Of course, the sampling frequency would then be different - eg related to the carrier frequency.
Here’s a code snippet that might be useful.
It creates a control signal with the proper zero crossing rate.
It should theoretically demodulate the signal as well, if the hop size is one.
One has also to divide by half the peak and subtract 1 to get a signal going from -1 to 1.
You will observe that the frequency goes down in the example output towards the end. This is because 44100 samples are averaged at each measuring point but there will be only silence for the last samples at time 3 seconds.
For a demodulation, the size and amp values have to be adapted (according to the expected carrier frequency). There are lots of other demodulators possible. This procedure is at least faster than a sample-by-sample analysis.
;; Zero crossing rate
;; Size = amount of samples that are averaged
;; hop = samples to advance,
;; determines the sample rate of the result
;; amp is used to disable the averaging
(defun zcr (snd size hop amp)
(let* ((zero (snd-from-array 0 (snd-srate snd) (vector amp))))
(snd-avg (s-max
(trigger (mult -1 snd) zero)
(trigger snd zero)) size hop op-average)))
;; Modulated signal (sweep)
(setf mod-signal (abs-env (hzosc (pwl 0 440 1 440 3 880 3) )))
;; Output to debug screen
;; We gather all 44100 samples at a sample rate of 20 Hertz
(snd-display (zcr mod-signal 44100 2205 22050))
What I can see is, that your code is genereating a signal at full amplitude with a very strange spectrum, that develops towards lower frequencies as the time of investigation (3sec in your example) is set to longer periodes.

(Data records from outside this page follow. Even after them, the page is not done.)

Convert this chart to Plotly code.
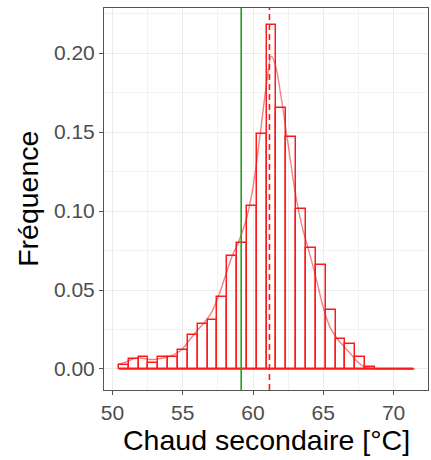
import plotly.graph_objects as go

# Histogram (density scale), 30 bins
bin_start = 50.46
bin_width = 0.7006
bar_heights = [0.0028, 0.0062, 0.0076, 0.0038, 0.0078, 0.0079, 0.0119, 0.0218,
               0.0285, 0.031, 0.0454, 0.0717, 0.080, 0.103, 0.149, 0.218,
               0.165, 0.147, 0.101, 0.0768, 0.0658, 0.0373, 0.0192, 0.0156,
               0.0078, 0.0012, 0.0, 0.0, 0.0, 0.0]

# Density curve
dens_x = [50.46, 51.0, 51.5, 52.0, 52.5, 53.0, 53.5, 54.0, 54.5, 55.0, 55.5,
          56.0, 56.5, 57.0, 57.5, 58.0, 58.5, 59.0, 59.5, 60.0, 60.5, 61.0,
          61.3, 61.6, 62.0, 62.5, 63.0, 63.5, 64.0, 64.5, 65.0, 65.5, 66.0,
          66.5, 67.0, 67.5, 68.0, 68.5, 69.0, 71.41]
dens_y = [0.003, 0.0045, 0.0065, 0.007, 0.0062, 0.006, 0.0068, 0.0078, 0.0095,
          0.013, 0.0185, 0.024, 0.029, 0.035, 0.045, 0.058, 0.071, 0.081, 0.094,
          0.115, 0.148, 0.183, 0.198, 0.192, 0.172, 0.142, 0.112, 0.09, 0.074,
          0.057, 0.039, 0.026, 0.019, 0.014, 0.009, 0.004, 0.0012, 0.0003, 0.0, 0.0]

green_x = 59.16
dashed_x = 61.17

x_ticks = [50, 55, 60, 65, 70]
y_ticks = [0, 0.05, 0.10, 0.15, 0.20]
y_ticklabels = ["0.00", "0.05", "0.10", "0.15", "0.20"]
x_title = "Chaud secondaire [°C]"
y_title = "Fréquence"

RED = "#FF1A1A"
FONT = "Liberation Sans, Arial"

centers = [bin_start + bin_width * (i + 0.5) for i in range(len(bar_heights))]

fig = go.Figure()
fig.add_trace(go.Bar(
    x=centers, y=bar_heights, width=bin_width,
    marker=dict(color="rgba(255,255,255,0)", line=dict(color=RED, width=1.5)),
    showlegend=False, hoverinfo="skip"))
fig.add_trace(go.Scatter(
    x=dens_x, y=dens_y, mode="lines",
    line=dict(color="rgba(240,24,24,0.55)", width=1.4, shape="spline"),
    showlegend=False, hoverinfo="skip"))
fig.add_trace(go.Scatter(
    x=[bin_start, bin_start + bin_width * len(bar_heights)], y=[0, 0], mode="lines",
    line=dict(color=RED, width=1.5), showlegend=False, hoverinfo="skip"))

fig.add_shape(type="line", xref="x", yref="paper", x0=green_x, x1=green_x, y0=0, y1=1,
              line=dict(color="#22A022", width=1.6))
fig.add_shape(type="line", xref="x", yref="paper", x0=dashed_x, x1=dashed_x, y0=0, y1=1,
              line=dict(color=RED, width=1.6, dash="6px,4px"))

axis_common = dict(
    showgrid=True, gridcolor="#EBEBEB", gridwidth=1.1,
    showline=True, linecolor="#555555", linewidth=1, mirror=True,
    ticks="outside", ticklen=4, tickcolor="#555555", tickwidth=1,
    tickfont=dict(family=FONT, size=21, color="#4D4D4D"),
    zeroline=False,
)

fig.update_layout(
    width=431, height=460,
    margin=dict(l=104, r=3, t=8, b=70),
    plot_bgcolor="white", paper_bgcolor="white",
    bargap=0,
    xaxis=dict(range=[49.4, 72.45], tickvals=x_ticks,
               ticktext=[str(v) for v in x_ticks],
               minor=dict(tickvals=[52.5, 57.5, 62.5, 67.5, 72.5], showgrid=True,
                          gridcolor="#F2F2F2", gridwidth=0.6, ticks=""),
               **axis_common),
    yaxis=dict(range=[-0.0133, 0.2285], tickvals=y_ticks, ticktext=y_ticklabels,
               minor=dict(tickvals=[0.025, 0.075, 0.125, 0.175, 0.225], showgrid=True,
                          gridcolor="#F2F2F2", gridwidth=0.6, ticks=""),
               **axis_common),
    annotations=[
        dict(text=x_title, xref="paper", yref="paper", x=0.5, y=-0.131,
             xanchor="center", yanchor="middle", showarrow=False,
             font=dict(family=FONT, size=28.5, color="black")),
        dict(text=y_title, xref="paper", yref="paper", x=-0.235, y=0.5,
             xanchor="center", yanchor="middle", showarrow=False, textangle=-90,
             font=dict(family=FONT, size=28.5, color="black")),
    ],
)

fig.write_html("out.html")
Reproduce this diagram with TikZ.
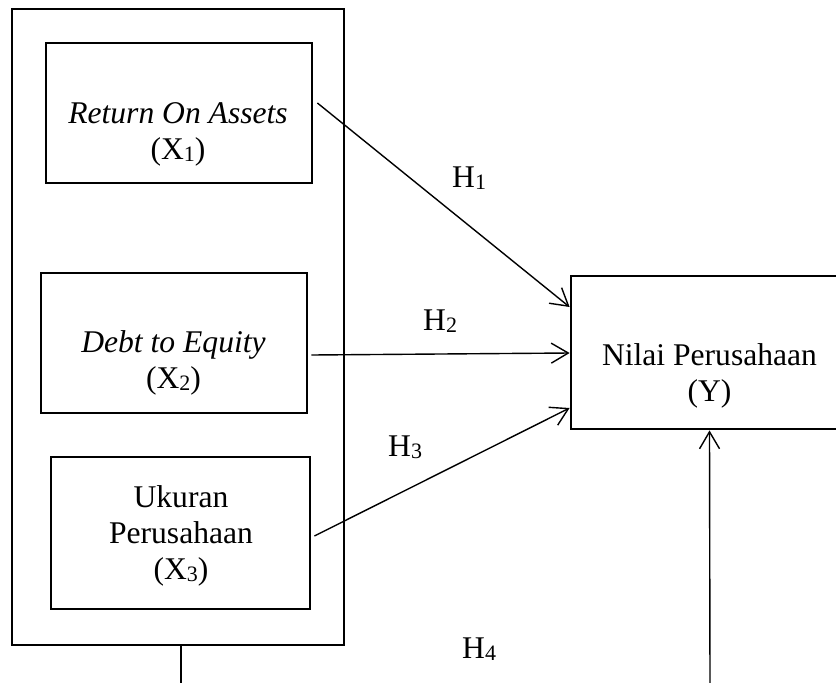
\documentclass[tikz,border=0pt]{standalone}
\usepackage{fontspec}
\setmainfont{Liberation Serif}
\usetikzlibrary{arrows.meta}
\newcommand{\mysb}[1]{\raisebox{-2pt}{\fontsize{22}{22}\selectfont #1}}
\begin{document}
\begin{tikzpicture}[x=1pt,y=-1pt,
  txt/.style={font=\fontsize{31.6}{36}\selectfont, align=center, inner sep=0pt},
  box/.style={draw, line width=2.8pt, inner sep=0pt},
  conn/.style={line width=1.4pt},
  arr/.style={conn, -{Straight Barb[length=17pt,width=20pt]}},
  hlab/.style={font=\fontsize{31.6}{36}\selectfont, inner sep=0pt, anchor=base west}]
\useasboundingbox (0,0) rectangle (836,683);
\clip (0,0) rectangle (836,683);
% boxes
\node[box, minimum width=332pt, minimum height=636pt] (outer) at (178,327) {};
\node[box, minimum width=266pt, minimum height=140pt] (roa) at (179,113) {};
\node[box, minimum width=266pt, minimum height=140pt] (der) at (174,343) {};
\node[box, minimum width=259pt, minimum height=152pt] (up) at (180.5,533) {};
\node[box, minimum width=277pt, minimum height=153pt] (nilai) at (709.5,352.5) {};
% texts
\node[txt] (troa) at (178,134) {\textit{Return On Assets}\\(X\mysb{1})};
\node[txt] (tder) at (173.5,363) {\textit{Debt to Equity}\\(X\mysb{2})};
\node[txt] (tup) at (181,536) {Ukuran\\Perusahaan\\(X\mysb{3})};
\node[txt] (tnilai) at (709.5,376) {Nilai Perusahaan\\(Y)};
% hypothesis labels
\node[hlab] (h1) at (452,187) {H\mysb{1}};
\node[hlab] (h2) at (423,330) {H\mysb{2}};
\node[hlab] (h3) at (388,456) {H\mysb{3}};
\node[hlab] (h4) at (462,658) {H\mysb{4}};
% connectors
\coordinate (b1) at (181,683);
\coordinate (b2) at (710,683);
\draw[arr] ([xshift=4pt,yshift=10pt]roa.east) -- ([yshift=45.5pt]nilai.west);
\draw[arr] ([xshift=3pt,yshift=-12pt]der.east) -- ([yshift=-0.5pt]nilai.west);
\draw[arr] ([xshift=3pt,yshift=-3pt]up.east) -- ([yshift=-55.5pt]nilai.west);
\draw[conn] ([xshift=3pt]outer.south) -- (b1);
\draw[arr] (b2) -- (nilai.south);
\end{tikzpicture}
\end{document}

Could you please elaborate on what this code is actually doing and why you have chosen to do it that way - meaning - in which way could it possibly benefit the purpose of creating a signal with the T of crossing points translated to amplitude values ?
Without doing some fancy and complicated interpolations, measurements for single cycles will not be accurate enough to get meaningful results.
If you are simply counting the number of sample, then the error will be up to 1/sample-rate, which at 44100 Hz sampling frequency is around 0.023 milliseconds.
For a 3000 Hz sine wave, one full cycle is about 0.333 milliseconds, so your error margin is around 7%. The simplest way to achieve greater accuracy is to average the calculated duration over a longer period.